Rare genetic disorders generally have no treatment and are poorly understood in most cases. The National Institutes of Health (NIH) defines a rare disease as one that affects fewer than 200,000 Americans, which includes about 7,000 diseases. However, a small number of these only affect a handful of individuals, making their diagnosis with traditional methods problematic. Fortunately, major advances like next generation sequencing have greatly improved the speed and precision of genetic tests, resulting in a dramatic reduction in their costs. This trend is radically changing the function of medical genetics clinics.
Next generation sequencing (NGS) was much more expensive a decade ago, making it a testing option of last resort. Today, it’s the preferred testing method for most genetic clinics. This technique can confirm suspected conditions that are well understood, but it can also diagnose extremely rare disorders with little known about them.
First-generation sequencing, also known as capillary or Sanger sequencing, is based on the electrophoretic separation of genetic products through individual sequencing reactions. Next generation sequencing, also known as massively parallel sequencing, is very different from Sanger sequencing because it includes multiple approaches to DNA sequencing that provide high throughput. The use of these technologies in scientific research originated between 1994 and 1998, although they weren’t commercially available until 2005.
NGS technologies use parallelized platforms that perform up to 43 billion short reads per instrument, which sequences about 400 base pairs. These platforms are all highly miniaturized, although they differ greatly in their approach to sequencing chemistry and engineering configurations. They also share the capability of massively parallel sequencing single DNA molecules or clonally amplified DNA templates.
Each platform that performs NGS uses its own strategy. This process typically begins by clonally amplifying a DNA sample in vitro through polymerase chain reaction (PCR), which generates the needed sequencing libraries. The next step is to sequence the DNA by synthesis, allowing the addition of nucleotides to the complementary strand to determine the sequence rather than chain-termination chemistry. The amplified DNA templates are then sequenced simultaneously in a massively parallel operation that doesn’t require physical separation of the templates.

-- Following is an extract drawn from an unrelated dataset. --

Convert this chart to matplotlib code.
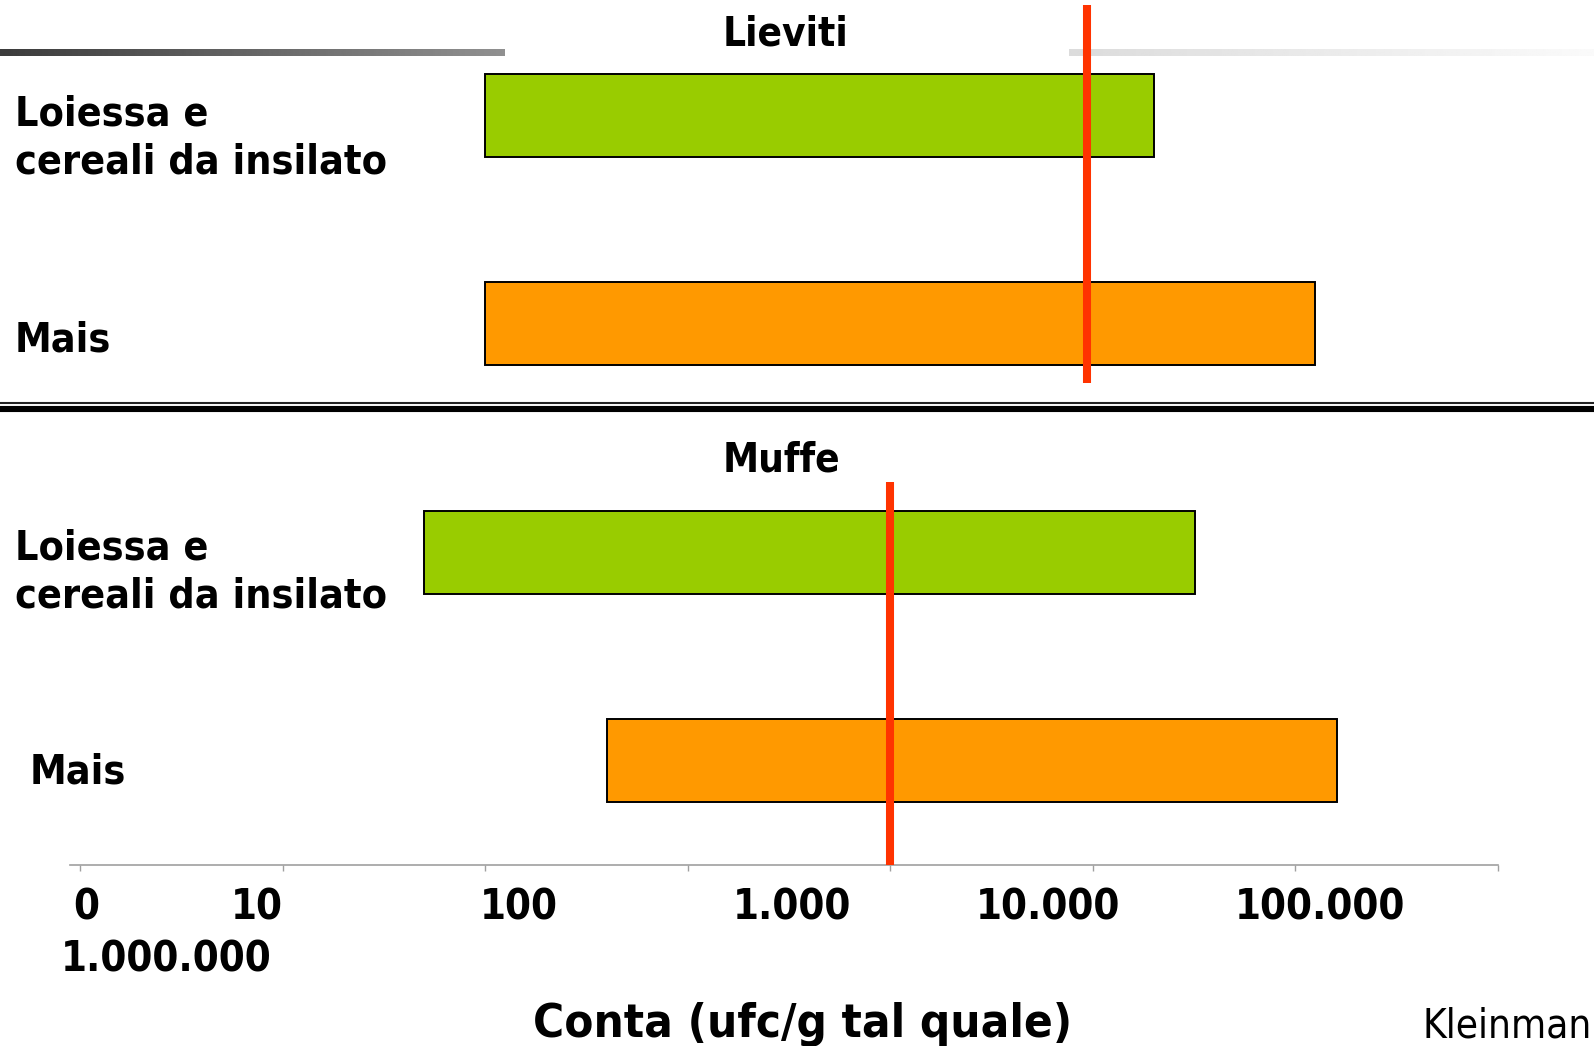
import numpy as np
import matplotlib
matplotlib.use("Agg")
import matplotlib.pyplot as plt
from matplotlib.ticker import FixedLocator, NullLocator, NullFormatter

plt.rcParams['font.family'] = ['DejaVu Sans']
plt.rcParams['font.stretch'] = 'condensed'

# range of counts (ufc/g) per forage type
categorie = ["Loiessa e\ncereali da insilato", "Mais"]
lieviti_min = [100, 100]
lieviti_max = [2.0e5, 1.25e6]
muffe_min = [50, 400]
muffe_max = [3.2e5, 1.6e6]
soglia_lieviti = 9.3e4
soglia_muffe = 1.0e4

colori = ["#99CC00", "#FF9900"]
tick_pos = [1e0, 1e1, 1e2, 1e3, 1e4, 1e5, 1e6, 1e7]
tick_testi = ["0", "10", "100", "1.000", "10.000", "100.000"]
tick_testi_x = [73, 231, 480, 733, 976, 1235]

W, H = 1594, 1046
fig = plt.figure(figsize=(W / 100, H / 100), dpi=100)

# background layer in pixel units for decorations and text
bg = fig.add_axes([0, 0, 1, 1], zorder=0)
bg.imshow(np.linspace(0.235, 0.565, 256)[None, :], cmap="gray", vmin=0, vmax=1,
          extent=[0, 505, 56, 49], aspect="auto")
bg.imshow(np.linspace(0.86, 0.98, 256)[None, :], cmap="gray", vmin=0, vmax=1,
          extent=[1069, W, 56, 49], aspect="auto")
bg.plot([0, W], [403, 403], color="#222222", lw=1.5, solid_capstyle="butt")
bg.plot([0, W], [409, 409], color="black", lw=4.4, solid_capstyle="butt")
bg.set_xlim(0, W)
bg.set_ylim(H, 0)
bg.axis("off")


def pannello(top, bottom):
    return fig.add_axes([70 / W, 1 - bottom / H, (1498 - 70) / W, (bottom - top) / H],
                        zorder=2, facecolor="none")


xmin = 10 ** ((70 - 80.3) / 202.43)
y = np.arange(len(categorie))

ax1 = pannello(5, 383)
ax1.barh(y, np.array(lieviti_max) - np.array(lieviti_min), left=lieviti_min, height=0.4,
         color=colori, edgecolor="black", linewidth=1.4)
ax1.axvline(soglia_lieviti, color="#FF3300", lw=5.8, zorder=5)
ax1.set_xscale("log")
ax1.set_xlim(xmin, 1e7)
ax1.set_ylim(1.289, -0.5325)
ax1.axis("off")

ax2 = pannello(482, 865)
ax2.barh(y, np.array(muffe_max) - np.array(muffe_min), left=muffe_min, height=0.4,
         color=colori, edgecolor="black", linewidth=1.4)
ax2.axvline(soglia_muffe, ymin=0.0104, color="#FF3300", lw=5.8, zorder=5)
ax2.set_xscale("log")
ax2.set_xlim(xmin, 1e7)
ax2.set_ylim(1.502, -0.339)
for s in ["top", "left", "right"]:
    ax2.spines[s].set_visible(False)
ax2.spines["bottom"].set_color("#A0A0A0")
ax2.spines["bottom"].set_linewidth(1.2)
ax2.xaxis.set_major_locator(FixedLocator(tick_pos))
ax2.xaxis.set_minor_locator(NullLocator())
ax2.xaxis.set_major_formatter(NullFormatter())
ax2.tick_params(axis="x", length=4, width=1, color="#A0A0A0")
ax2.set_yticks([])

# panel titles
bg.text(786, 46, "Lieviti", ha="center", va="baseline", fontsize=29, fontweight="bold")
bg.text(781, 471, "Muffe", ha="center", va="baseline", fontsize=29, fontweight="bold")

# category labels
for riga, base in zip(categorie[0].split("\n"), [125, 173]):
    bg.text(15, base, riga, ha="left", va="baseline", fontsize=29.5, fontweight="bold")
    bg.text(15, base + 434, riga, ha="left", va="baseline", fontsize=29.5, fontweight="bold")
bg.text(15, 351, categorie[1], ha="left", va="baseline", fontsize=29.5, fontweight="bold")
bg.text(30, 783, categorie[1], ha="left", va="baseline", fontsize=29.5, fontweight="bold")

# axis labels
for t, x in zip(tick_testi, tick_testi_x):
    bg.text(x, 920, t, ha="left", va="baseline", fontsize=30, fontweight="bold")
bg.text(61, 972, "1.000.000", ha="left", va="baseline", fontsize=30, fontweight="bold")

bg.text(803, 1037, "Conta (ufc/g tal quale)", ha="center", va="baseline",
        fontsize=34, fontweight="bold")
bg.text(1592, 1037, "Kleinman", ha="right", va="baseline", fontsize=29)

fig.savefig("out.png", dpi=100)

Humans share the same genome, which consists of over 20,000 genes. These genes govern our physical traits, while variations in those genes determine our uniqueness. For example, all humans have genes that cause our bodies to make hair, but variants in those genes determine the color of that hair. However, some genetic variants change a trait so much that they’re considered diseases. The primary benefit of NGS is the speed with which it diagnoses such a condition.
NGS can also help us understand how a genetic variant causes the symptoms of a disease. Historically, this process requires years of effort by scientists and clinicians, especially in the case of rare diseases. In these cases, researchers must often piece together the complex puzzle of how a genetic difference manifests itself without the aid of a test subject.
A more complete picture of a rare disorder will begin to emerge over time, as the gene’s role in normal cells and more common disease becomes better understood. Researchers can then determine which functions aren’t working properly and develop possible therapies. These could include modifying a gene that isn’t functioning properly or completely replacing it. Other therapies for genetic diseases include infusing an enzyme that a patient’s body can’t make or requiring them to follow a specialized diet that excludes food the patient can’t properly digest. Clinicians may also use next generation sequencing to identify medication that can improve the symptoms of genetic disorders.